The idea that prevailed beyond a variety of professions and ideas was to pay fair compensation for the work accomplished. The measures put in place were absolutely innovative: the separation of Church and State (before the French law of 1905), the reduction of the working day to 10 hours, the reestablishment of a moratorium on rents, the freedom of association for workers, the transformation into workers’ associations of properties abandoned by their owners (who could still be compensated). Regarding women’s rights, the principle of equal pay was in place, the free union was recognized and the Paris Commune was not afraid to distinguish female muses, Louise Michel remaining the most known. 

All of this in 72 days. 

Adolphe Thiers’ government launched its troops towards Paris. The Paris Commune was crushed during the Bloody Week, from May 21 to 28, 1871. Paris was on fire and the last enclave of resistance was wiped out at the Père Lachaise cemetery, where more than 400 Commune’s fighters were shot against a wall, which has since become the Mur des Fédérés.

The amnesty for the Commune’s fighters did not come until 1880, under the Republican seal of patriotic reconciliation.

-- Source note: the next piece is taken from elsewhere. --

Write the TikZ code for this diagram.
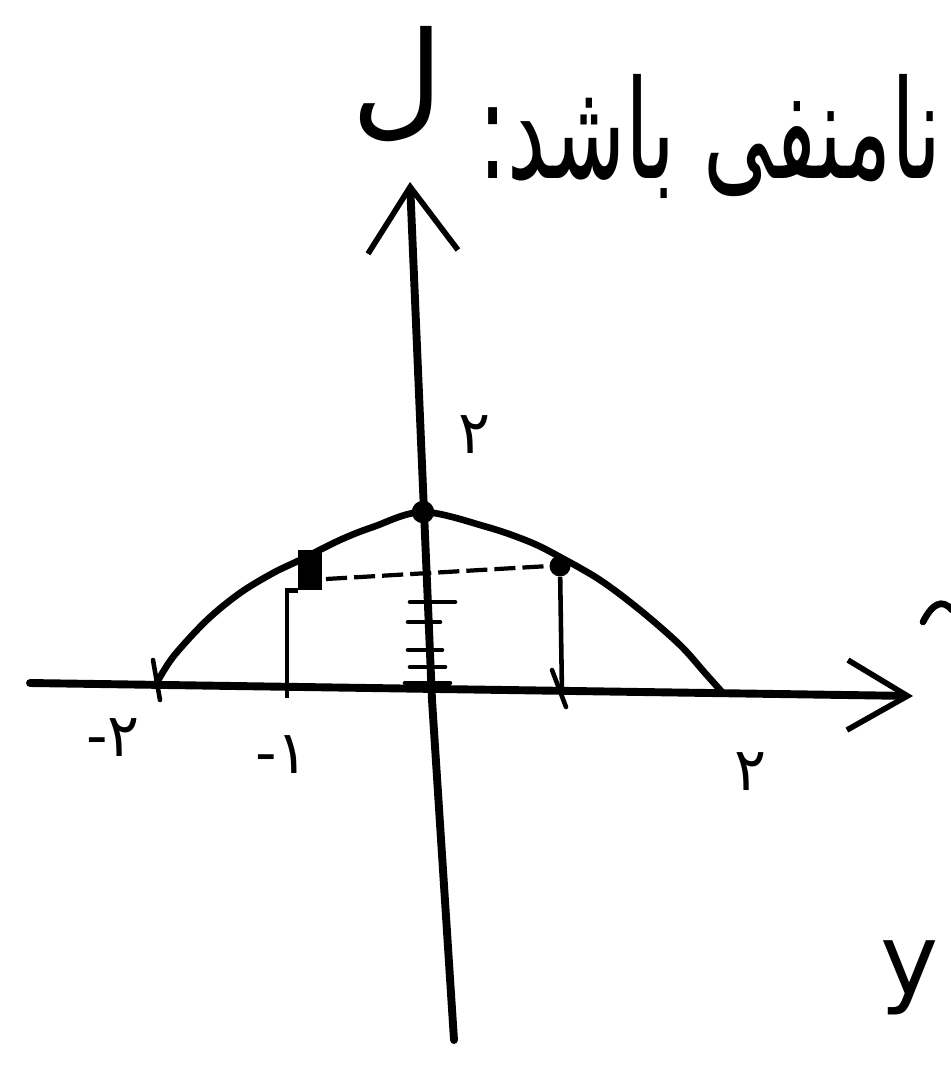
\documentclass[tikz,border=0pt]{standalone}
\usepackage{fontspec}
\usepackage{graphicx}
\usetikzlibrary{arrows.meta,positioning}
\newfontfamily\arabicfont[Script=Arabic]{DejaVu Sans}
\newfontfamily\handfont{DejaVu Sans}
\TeXXeTstate=1

\begin{document}
\begin{tikzpicture}[
    x=0.02cm, y=-0.02cm,
    axis/.style={line width=4.5pt, line cap=round},
    curve/.style={line width=3.8pt, line cap=round},
    guide/.style={line width=2.6pt},
    dashtop/.style={line width=2.4pt, dash pattern=on 12pt off 4pt},
    tick/.style={line width=2.6pt, line cap=round},
    dot/.style={circle, fill=black, inner sep=0pt, minimum size=0.42cm},
    num/.style={font=\handfont\fontsize{34}{40}\selectfont, inner sep=0pt},
    hand/.style={font=\handfont\fontsize{80}{80}\selectfont, inner sep=0pt},
    ytip/.style={-{Straight Barb[length=1.3cm, width=1.8cm, line width=3.2pt]}},
    xtip/.style={-{Straight Barb[length=1.2cm, width=1.4cm, line width=3.2pt]}}
]
\fill[white] (0,0) rectangle (950,1068);
\useasboundingbox (0,0) rectangle (950,1068);

% Axes
\coordinate (xl) at (30,683);
\coordinate (xr) at (913,696);
\coordinate (yb) at (454,1040);
\coordinate (yo) at (432,700);
\coordinate (yt) at (410,182);
\draw[axis, xtip] (xl) -- (xr);
\draw[axis, ytip] (yb) -- (yo) -- (yt);

% Curve
\draw[curve] plot[smooth, tension=0.55] coordinates {(155,686) (173,657) (207,620) (240,593) (273,573) (300,560) (340,540) (373,527) (423,512) (487,527) (530,542) (560,557) (600,580) (640,610) (680,645) (705,673) (722,692)};

% Points on the curve
\node[dot, minimum size=0.45cm] (peak) at (423,512) {};
\node[dot] (rdot) at (560,566) {};
\node[fill=black, minimum width=0.48cm, minimum height=0.8cm, inner sep=0pt] (lblob) at (310,570) {};

% Rectangle under the curve
\coordinate (lbot) at (287,698);
\coordinate (rbot) at (562,694);
\coordinate (dl) at (326,579);
\draw[guide] (lbot) |- (lblob.south west);
\draw[guide] (rdot) -- (rbot);
\draw[dashtop] (dl) -- (rdot.west);

% Ticks
\draw[tick] (153,660) -- (160,700);
\draw[tick] (552,670) -- (566,707);
\draw[tick] (410,602) -- (455,602);
\draw[tick] (408,622) -- (440,622);
\draw[tick] (408,650) -- (442,650);
\draw[tick] (410,667) -- (445,667);
\draw[tick] (405,683) -- (450,683);

% Labels
\node[num] (two) at (475,435) {۲};
\node[num] (mtwo) at (113,738) {-۲};
\node[num] (mone) at (282,755) {-۱};
\node[num] (ptwo) at (751,772) {۲};
\node[font=\arabicfont\fontsize{78}{82}\selectfont, anchor=base east, inner sep=0pt] (cond) at (942,178) {\scalebox{0.63}[1]{\beginR نامنفی باشد:\endR}};
\node[font=\arabicfont\fontsize{72}{76}\selectfont, inner sep=0pt] (ylbl) at (397,84) {ل};
\node[hand, anchor=north west] (ylbr) at (880,940) {\scalebox{0.7}{y}};

% Edge stroke
\draw[curve] (923,622) .. controls (932,604) and (942,598) .. (952,610);

\end{tikzpicture}
\end{document}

Nevertheless, this Paris Commune, which only lived for 72 days, had an incredible international impact and became the matrix of all subsequent revolutions. It also challenged politicians, whether on the struggle between labor and capital, on working-class poverty or on the people’s demand for sovereignty.  

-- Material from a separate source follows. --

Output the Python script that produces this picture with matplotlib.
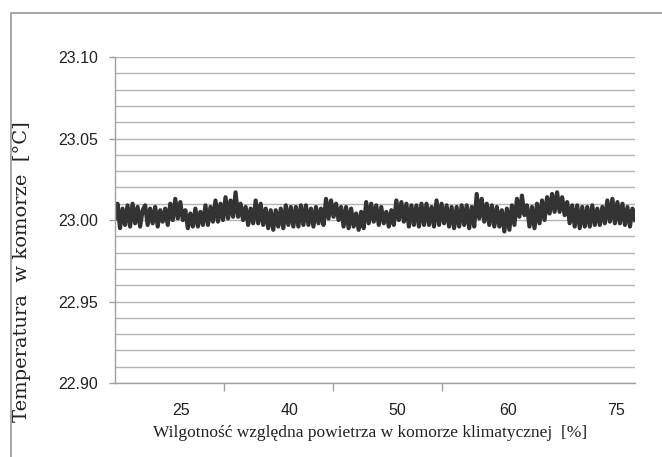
import numpy as np
import matplotlib
matplotlib.use("agg")
import matplotlib.pyplot as plt
from matplotlib.ticker import MultipleLocator, FixedLocator, NullFormatter
from matplotlib.patches import Rectangle

# temperature readings in the chamber [C]
temperature = [
    23.001, 23.010, 22.995, 23.007, 22.997, 23.009, 22.996, 23.010,
    22.998, 23.008, 22.996, 23.006, 23.009, 22.997, 23.007, 22.998,
    23.008, 22.996, 23.006, 22.999, 23.007, 22.997, 23.010, 23.000,
    23.013, 23.001, 23.011, 23.000, 23.006, 22.995, 23.004, 22.996,
    23.007, 22.996, 23.005, 22.997, 23.009, 22.997, 23.008, 22.999,
    23.012, 22.999, 23.010, 23.000, 23.014, 23.001, 23.012, 23.002,
    23.017, 23.002, 23.010, 23.000, 23.008, 22.997, 23.007, 22.998,
    23.012, 22.998, 23.010, 22.997, 23.007, 22.995, 23.006, 22.994,
    23.006, 22.996, 23.007, 22.995, 23.009, 22.997, 23.008, 22.996,
    23.008, 22.996, 23.009, 22.997, 23.009, 22.997, 23.007, 22.996,
    23.008, 22.998, 23.007, 22.997, 23.013, 23.001, 23.012, 23.002,
    23.010, 23.000, 23.008, 22.996, 23.008, 22.995, 23.007, 22.996,
    23.004, 22.994, 23.005, 22.995, 23.011, 22.998, 23.010, 22.999,
    23.009, 22.997, 23.008, 22.998, 23.005, 22.996, 23.006, 22.997,
    23.012, 23.000, 23.011, 22.999, 23.010, 22.996, 23.009, 22.997,
    23.009, 22.996, 23.010, 22.997, 23.010, 22.997, 23.008, 22.996,
    23.012, 22.997, 23.010, 22.998, 23.009, 22.996, 23.008, 22.995,
    23.008, 22.996, 23.009, 22.997, 23.009, 22.995, 23.008, 22.996,
    23.016, 23.001, 23.013, 22.999, 23.010, 22.997, 23.009, 22.996,
    23.008, 22.996, 23.006, 22.993, 23.007, 22.994, 23.009, 22.997,
    23.013, 23.002, 23.015, 23.003, 23.009, 22.996, 23.008, 22.995,
    23.010, 22.998, 23.012, 23.000, 23.014, 23.004, 23.016, 23.005,
    23.017, 23.005, 23.014, 23.003, 23.011, 22.998, 23.009, 22.996,
    23.009, 22.995, 23.008, 22.996, 23.008, 22.996, 23.009, 22.997,
    23.007, 22.997, 23.008, 22.998, 23.012, 22.999, 23.013, 22.998,
    23.011, 22.998, 23.010, 22.997, 23.008, 22.996, 23.007, 23.000,
]
humidity_labels = ['25', '40', '50', '60', '75']
y_ticks = [22.90, 22.95, 23.00, 23.05, 23.10]

sample = np.arange(len(temperature))
n = len(temperature) - 1

fig = plt.figure(figsize=(6.62, 4.57), dpi=100)
ax = fig.add_axes([0.1737, 0.1619, 0.7855, 0.7133])

# outer frame of the chart area
fig.patches.append(Rectangle((11 / 662, -0.05), 1.1, (457 - 13) / 457 + 0.05,
                             transform=fig.transFigure, fill=False,
                             edgecolor='#a0a0a0', linewidth=1.3))

ax.plot(sample, temperature, color='#333333', linewidth=3.0, solid_joinstyle='round')

ax.set_xlim(0, n)
ax.set_ylim(22.90, 23.10)

ax.yaxis.set_major_locator(FixedLocator(y_ticks))
ax.yaxis.set_minor_locator(MultipleLocator(0.01))
ax.set_yticklabels(['%.2f' % v for v in y_ticks])
ax.grid(True, which='both', axis='y', color='#b4b4b4', linewidth=1.0)
ax.set_axisbelow(True)

# tick marks and category labels sit at different places
step = n / 207 * 43.4
ax.xaxis.set_major_locator(FixedLocator([step * k for k in range(1, 4)]))
ax.xaxis.set_major_formatter(NullFormatter())
label_pos = [26.3, 69.3, 112.3, 156.4, 199.4]
for p, lab in zip(label_pos, humidity_labels):
    ax.text(p, -0.085, lab, transform=ax.get_xaxis_transform(), ha='center', va='center',
            fontsize=11.5, family='Liberation Sans', color='#222222')

ax.tick_params(axis='y', which='major', length=4, width=1, color='#a0a0a0',
               labelsize=11.5, pad=8, labelcolor='#222222')
ax.tick_params(axis='y', which='minor', length=0)
ax.tick_params(axis='x', which='major', length=6, width=1, color='#a0a0a0')
for lab in ax.get_yticklabels():
    lab.set_family('Liberation Sans')

for side in ['top', 'right']:
    ax.spines[side].set_visible(False)
for side in ['left', 'bottom']:
    ax.spines[side].set_color('#a0a0a0')
    ax.spines[side].set_linewidth(1.0)

fig.text(370, 457 - 433, 'Wilgotność względna powietrza w komorze klimatycznej  [%]',
         transform=None, ha='center', va='center', fontsize=12.5,
         family='Liberation Serif', color='#222222')
fig.text(22, 457 - 272, 'Temperatura  w komorze  [°C]', transform=None,
         rotation=90, ha='center', va='center', fontsize=14,
         family='DejaVu Serif', color='#222222')

plt.savefig('out.png', dpi=100)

The current French movements of Nuit Debout and Gilets Jaunes jackets – consciously or unconsciously – take their inspiration from the Paris Commune. However, we must not be fooled: the Paris Commune has always conveyed the positive image of a struggle of the weakest for social justice and for a different world, but has today become a myth exploited by several political movements. 

Just like this Sacré-Coeur basilica which is – theoretically at least – the subject of this article. Because we have to come back to this cream puff that I love to hate and that I hate to love.  The French collective unconscious (which is therefore not furiously educated on the subject, as you can understand) links the erection of the Sacré-Coeur basilica with the victims of the Paris Commune.

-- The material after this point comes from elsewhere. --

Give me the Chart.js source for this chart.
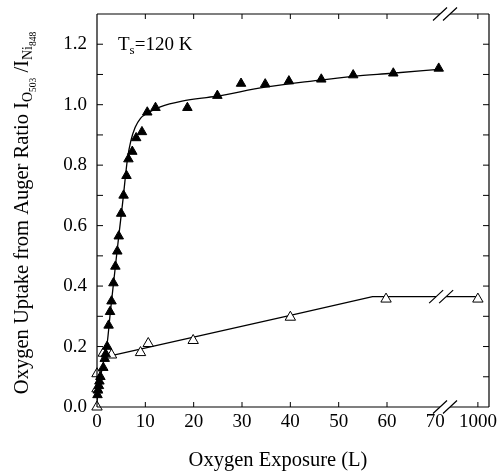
<!DOCTYPE html>
<html>
<head>
<meta charset="utf-8">
<script src="https://cdn.jsdelivr.net/npm/chart.js@4.4.0/dist/chart.umd.min.js"></script>
<style>
  html, body { margin: 0; padding: 0; background: #fff; }
  #wrap { width: 500px; height: 472px; }
</style>
</head>
<body>
<div id="wrap"><canvas id="uptake-chart"></canvas></div>
<script>
// exposure in L, oxygen uptake as Auger ratio I_O503 / I_Ni848
const filled_x = [0.1, 0.2, 0.4, 0.5, 0.7, 1.3, 1.6, 1.8, 2.1, 2.4, 2.7, 3.0, 3.4, 3.8, 4.2, 4.5, 5.0, 5.5, 6.1, 6.5, 7.3, 8.1, 9.3, 10.4, 12.1, 18.7, 24.9, 29.8, 34.8, 39.7, 46.4, 53.0, 61.3, 70.7];
const filled_y = [0.04, 0.055, 0.07, 0.085, 0.10, 0.13, 0.16, 0.175, 0.20, 0.27, 0.315, 0.35, 0.41, 0.465, 0.515, 0.565, 0.64, 0.70, 0.765, 0.82, 0.845, 0.89, 0.91, 0.975, 0.99, 0.99, 1.03, 1.07, 1.068, 1.078, 1.084, 1.098, 1.104, 1.12];
const filled_fit_x = [0, 0.5, 1.5, 2.1, 2.8, 3.7, 4.5, 5.3, 6.3, 7.0, 7.9, 9.0, 10.4, 13.1, 17.6, 24.7, 34.8, 44.8, 53, 61, 70.7];
const filled_fit_y = [0.02, 0.08, 0.16, 0.21, 0.32, 0.45, 0.565, 0.675, 0.82, 0.88, 0.925, 0.955, 0.972, 0.993, 1.012, 1.028, 1.058, 1.079, 1.094, 1.104, 1.117];
const open_x = [0, 0, 0, 1.3, 3.0, 9.0, 10.6, 19.9, 40, 59.8, 1000];
const open_y = [0.0, 0.06, 0.11, 0.178, 0.172, 0.18, 0.21, 0.22, 0.297, 0.357, 0.357];
const open_fit_x = [1.6, 40, 57, 1000];
const open_fit_y = [0.165, 0.303, 0.365, 0.365];
const x_ticks = [0, 10, 20, 30, 40, 50, 60, 70, 1000];
const y_ticks = [0.0, 0.2, 0.4, 0.6, 0.8, 1.0, 1.2];
const y_minor = [0.1, 0.2, 0.3, 0.4, 0.5, 0.6, 0.7, 0.8, 0.9, 1.0, 1.1, 1.2];
const x_tick_marks = [10, 20, 30, 40, 50, 60, 1000];

// broken axis: 1000 L is drawn just after the // mark
const BREAK_AT = 72.0;
const LINE_BREAK_AT = 71.2;
const FAR_POS = 78.8;
function xPos(v) { return v > 100 ? FAR_POS : v; }
function pts(xs, ys) { return xs.map((v, i) => ({ x: xPos(v), y: ys[i] })); }

Chart.defaults.font.family = "'Liberation Serif', 'Times New Roman', serif";
Chart.defaults.color = "#000";

function slashes(ctx, cx, cy) {
  ctx.beginPath();
  [-5, 5].forEach(off => {
    ctx.moveTo(cx + off - 7, cy + 6.5);
    ctx.lineTo(cx + off + 7, cy - 6.5);
  });
  ctx.stroke();
}

const frame_plugin = {
  id: "frame",
  afterDatasetsDraw(chart) {
    const { ctx, chartArea: a, scales: { x, y } } = chart;
    ctx.save();
    ctx.strokeStyle = "#000";
    ctx.lineWidth = 1.2;

    // break in the open-triangle line
    const lx = x.getPixelForValue(LINE_BREAK_AT);
    const ly = y.getPixelForValue(0.365);
    ctx.fillStyle = "#fff";
    ctx.fillRect(lx - 5, ly - 3, 10, 6);
    slashes(ctx, lx, ly);

    // frame with gaps at the break
    const bx = x.getPixelForValue(BREAK_AT);
    ctx.beginPath();
    ctx.moveTo(a.left, a.top); ctx.lineTo(a.left, a.bottom);
    ctx.moveTo(a.right, a.top); ctx.lineTo(a.right, a.bottom);
    [a.top, a.bottom].forEach(yy => {
      ctx.moveTo(a.left, yy); ctx.lineTo(bx - 5, yy);
      ctx.moveTo(bx + 5, yy); ctx.lineTo(a.right, yy);
    });
    ctx.stroke();
    slashes(ctx, bx, a.top);
    slashes(ctx, bx, a.bottom);

    // inward ticks
    ctx.lineWidth = 1;
    ctx.beginPath();
    x_tick_marks.forEach(v => {
      const px = x.getPixelForValue(xPos(v));
      ctx.moveTo(px, a.bottom); ctx.lineTo(px, a.bottom - 5);
      ctx.moveTo(px, a.top); ctx.lineTo(px, a.top + 5);
    });
    y_minor.forEach(v => {
      const py = y.getPixelForValue(v);
      ctx.moveTo(a.left, py); ctx.lineTo(a.left + 6, py);
      ctx.moveTo(a.right, py); ctx.lineTo(a.right - 6, py);
    });
    ctx.stroke();
    ctx.restore();
  },
  afterDraw(chart) {
    const { ctx } = chart;
    ctx.save();
    ctx.fillStyle = "#000";
    ctx.textBaseline = "alphabetic";
    const main = "20.5px 'Liberation Serif', serif";
    const note = "19px 'Liberation Serif', serif";
    const sub = "14px 'Liberation Serif', serif";
    const tiny = "9.5px 'Liberation Serif', serif";

    // x title
    ctx.font = main;
    ctx.textAlign = "center";
    ctx.fillText("Oxygen Exposure (L)", 278, 466);

    // y title with subscripts
    const parts = [
      ["Oxygen Uptake from Auger Ratio I", main, 0],
      ["O", sub, 4],
      ["503", tiny, 7.5],
      [" /I", main, 0],
      ["Ni", sub, 4],
      ["848", tiny, 7.5],
    ];
    let total = 0;
    parts.forEach(p => { ctx.font = p[1]; total += ctx.measureText(p[0]).width; });
    ctx.translate(28, 213);
    ctx.rotate(-Math.PI / 2);
    ctx.textAlign = "left";
    let cx = -total / 2;
    parts.forEach(p => {
      ctx.font = p[1];
      ctx.fillText(p[0], cx, p[2]);
      cx += ctx.measureText(p[0]).width;
    });
    ctx.setTransform(1, 0, 0, 1, 0, 0);

    // temperature note
    ctx.font = note;
    ctx.fillText("T", 118, 50);
    let tx = 118 + ctx.measureText("T").width;
    ctx.font = "13px 'Liberation Serif', serif";
    ctx.fillText("s", tx, 54);
    tx += ctx.measureText("s").width;
    ctx.font = note;
    ctx.fillText("=120 K", tx, 50);
    ctx.restore();
  }
};

const data_uptake = {
  datasets: [
    {
      label: "filled",
      data: pts(filled_x, filled_y),
      pointStyle: "triangle",
      pointRadius: 5.5,
      backgroundColor: "#000",
      borderColor: "#000",
      borderWidth: 1,
      showLine: false,
      clip: false,
    },
    {
      label: "open",
      data: pts(open_x, open_y),
      pointStyle: "triangle",
      pointRadius: 6,
      backgroundColor: "#fff",
      borderColor: "#000",
      borderWidth: 1,
      showLine: false,
      clip: false,
    },
    {
      label: "filled fit",
      data: pts(filled_fit_x, filled_fit_y),
      showLine: true,
      pointRadius: 0,
      borderColor: "#000",
      borderWidth: 1.3,
      cubicInterpolationMode: "monotone",
    },
    {
      label: "open fit",
      data: pts(open_fit_x, open_fit_y),
      showLine: true,
      pointRadius: 0,
      borderColor: "#000",
      borderWidth: 1.3,
      tension: 0,
    },
  ],
};

const config_uptake = {
  type: "scatter",
  data: data_uptake,
  plugins: [frame_plugin],
  options: {
    responsive: true,
    maintainAspectRatio: false,
    animation: false,
    layout: { padding: { top: 14, right: 11, left: 0, bottom: 0 } },
    plugins: { legend: { display: false }, tooltip: { enabled: false } },
    scales: {
      x: {
        type: "linear",
        min: 0,
        max: 81.1,
        grid: { display: false, drawTicks: false },
        border: { display: false },
        afterBuildTicks: s => { s.ticks = x_ticks.map(v => ({ value: xPos(v) })); },
        afterFit: s => { s.height = 65; s.paddingLeft = 0; s.paddingRight = 0; },
        ticks: {
          padding: 4,
          font: { size: 19 },
          maxRotation: 0,
          autoSkip: false,
          callback: v => (v === FAR_POS ? "1000" : String(v)),
        },
      },
      y: {
        type: "linear",
        min: 0,
        max: 1.3,
        grid: { display: false, drawTicks: false },
        border: { display: false },
        afterBuildTicks: s => { s.ticks = y_ticks.map(v => ({ value: v })); },
        afterFit: s => { s.width = 97; s.paddingTop = 0; s.paddingBottom = 0; },
        ticks: {
          padding: 10,
          font: { size: 19 },
          callback: v => v.toFixed(1),
        },
      },
    },
  },
};

var ctx_uptake = document.getElementById("uptake-chart").getContext("2d");
var chart_uptake = new Chart(ctx_uptake, config_uptake);
</script>
</body>
</html>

At first glance, it seems relatively obvious to forge close links between the Sacré-Coeur and the Paris Commune: the construction of the basilica, which began in 1875, almost immediately followed the events of the 1871 Commune, in the very place where it began, all in a desire to restore or renew an official “moral order”. 

But on closer inspection, this “new moral order” is an idea prior to the Paris Commune, since it was mentioned in January 1871 by the French philanthropist Alexandre Legentil who expressed the wish to contribute to the construction of a Parisian sanctuary dedicated to the Sacred Heart of Jesus – in the turmoil of the French defeats and the disintegration of Catholic authority. An urn in in the crypt of the basilica is a reminder that this wish was at the origin of the erection of the Sacré-Coeur basilica. 

On closer inspection again, the law of July 24, 1873 declaring the construction of the basilica to be of public utility makes no reference to the Paris Commune.

Political recycling, once the Paris Commune is defeated and buried? Yes, probably. The personal wish becomes at the convenient political moment a national wish and in the new moral and religious order is carried away any kind of political protest. It is obvious that the episode of the Commune and its bloody defeat gives an unexpected strength to a political project until then purely private, absolutely religious and profoundly apolitical.

The Sacré-Coeur basilica remains in the collective imagination as the symbol of the repression of the Commune fighters by the goverment, but very clever will be the one who, today, will understand the origins of this bloody, religious and political birth, even though the official address of the Sacré-Coeur basilica is rue du Chevalier de la Barre – the last person executed in France for blasphemy in 1766 – and even though the basilica faces the Square Louise-Michel – the great female figure of the Paris Commune.